Some projects make noise the moment you hear about them. Others sit there, working, barely asking to be noticed. Plasma feels like the second kind.

I first started paying attention to it the way you notice a well run shop on a busy street. Nothing flashy in the window, no one shouting for attention, but people keep walking in and out all day. After a while, you start wondering what they’re doing right.

At its core, Plasma is a high performance, EVM compatible Layer 1 that is very clear about what it wants to be. It is not trying to host every trend or reinvent culture. It is built for fast, low cost, compliant stablecoin payments, with a specific focus on USDT. That focus matters more than it sounds. In crypto, most chains spread themselves thin. Plasma does the opposite. It chooses one heavy, real world use case and optimizes around it.

A simple way to think about it is this. Many blockchains are like multi tool gadgets. They promise to do everything, but rarely feel perfect for one job. Plasma feels more like a dedicated payment rail. You do not admire it for creativity. You rely on it because it works, quickly and predictably.

What really made me pause was usage. This is not an empty network waiting for a future that never arrives. Plasma is processing hundreds of thousands of transactions every day. Somewhere between three hundred thousand and half a million, consistently. That means people are actually moving money, settling transfers, and trusting the chain to do its job. Usage at that level tends to change how you evaluate a project. It stops being an idea and starts being infrastructure.

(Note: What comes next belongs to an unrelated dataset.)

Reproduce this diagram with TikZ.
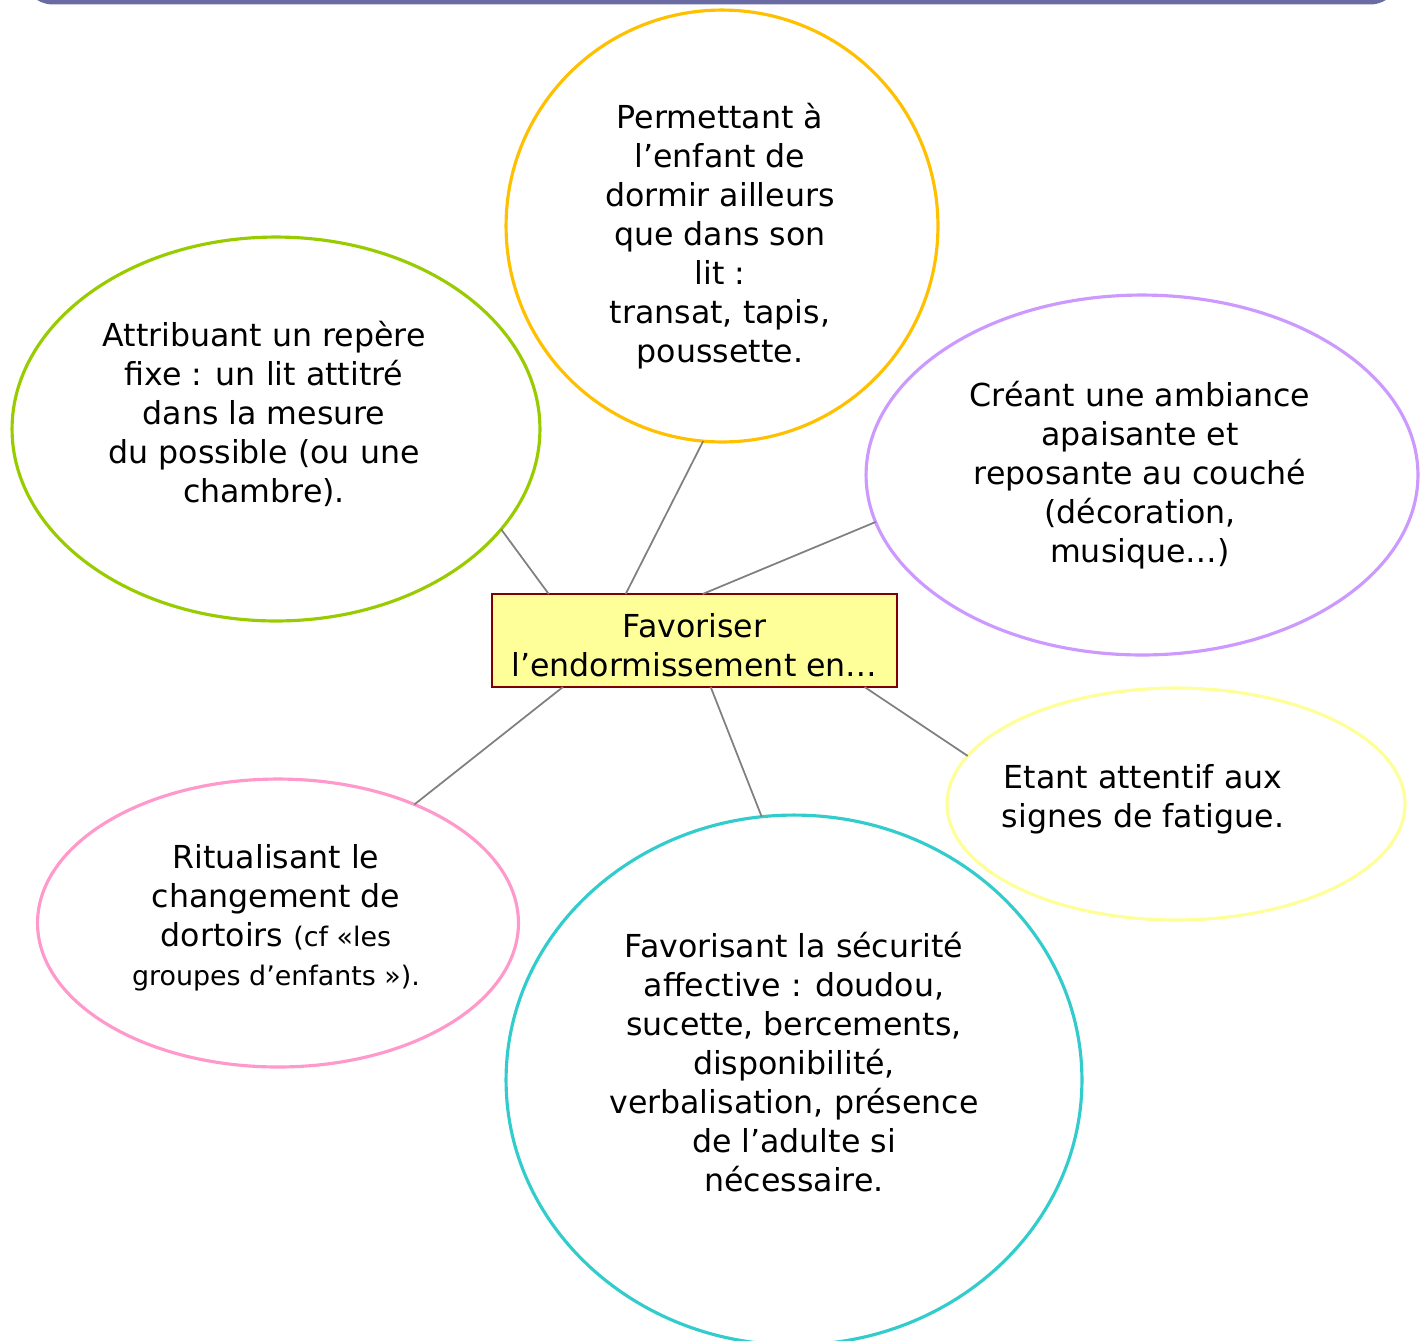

Liquidity tells a similar story. Plasma has built up meaningful TVL and bridged TVL, and more importantly, it stays there. Liquidity that hangs around is usually there because it is useful, not because it is chasing incentives.

Revenue is often the first thing critics point to, and it is fair to bring it up. Plasma’s revenue today is modest. But early infrastructure often looks like this. First you prove reliability. Then you prove scale. Monetization comes later. What matters to me is that the system already has a fee based burn mechanism designed into it. The framework for sustainability exists. It just has not been fully turned on yet. That feels more like a timing issue than a structural weakness.

The team and backers add another layer of confidence, though I try not to lean on names too heavily. Still, when people like Peter Thiel, Founders Fund, Paolo Ardoino, and Bitfinex are involved, it usually signals that someone sees a serious payments and compliance story underneath the surface. These are people who understand how money actually moves across borders, and how fragile those systems can be when they are poorly designed.

Plasma also already works with more than a hundred partners. At this stage, partnerships are less about announcements and more about plumbing. Integrations, pilots, quiet adoption. The kind of progress you do not see in headlines, but you feel it later when the network suddenly seems indispensable.

That said, being honest means talking about risk too. Plasma’s tight focus on USDT is a strength, but it is also a dependency. Any major regulatory shift, issuer decision, or change in stablecoin dominance could affect growth. Competition is another factor. Payments focused chains and L2s are not standing still, and some have deeper ecosystems or stronger distribution today. There is also the question of whether usage can convert into sustainable revenue without pushing fees too high and losing the very efficiency that makes Plasma attractive.

None of these risks feel fatal, but they are real. This is not a guaranteed outcome story. It is a measured one.

What I appreciate most is how practical the whole thing feels. Plasma is not trying to convince you that the future will arrive overnight. It just shows you what it does today, quietly, at scale. Moving stablecoins efficiently, globally, without drama. That may sound unexciting, but it is one of the few crypto use cases that has grown year after year regardless of market cycles.

XPL does not beg for attention. It accumulates usage, partners, and credibility instead. In a space where narratives shift constantly, there is something reassuring about momentum you can actually measure.

Sometimes conviction does not come from excitement. It comes from watching something work, day after day, and realizing that this is probably how the future arrives. Slowly, and then all at once.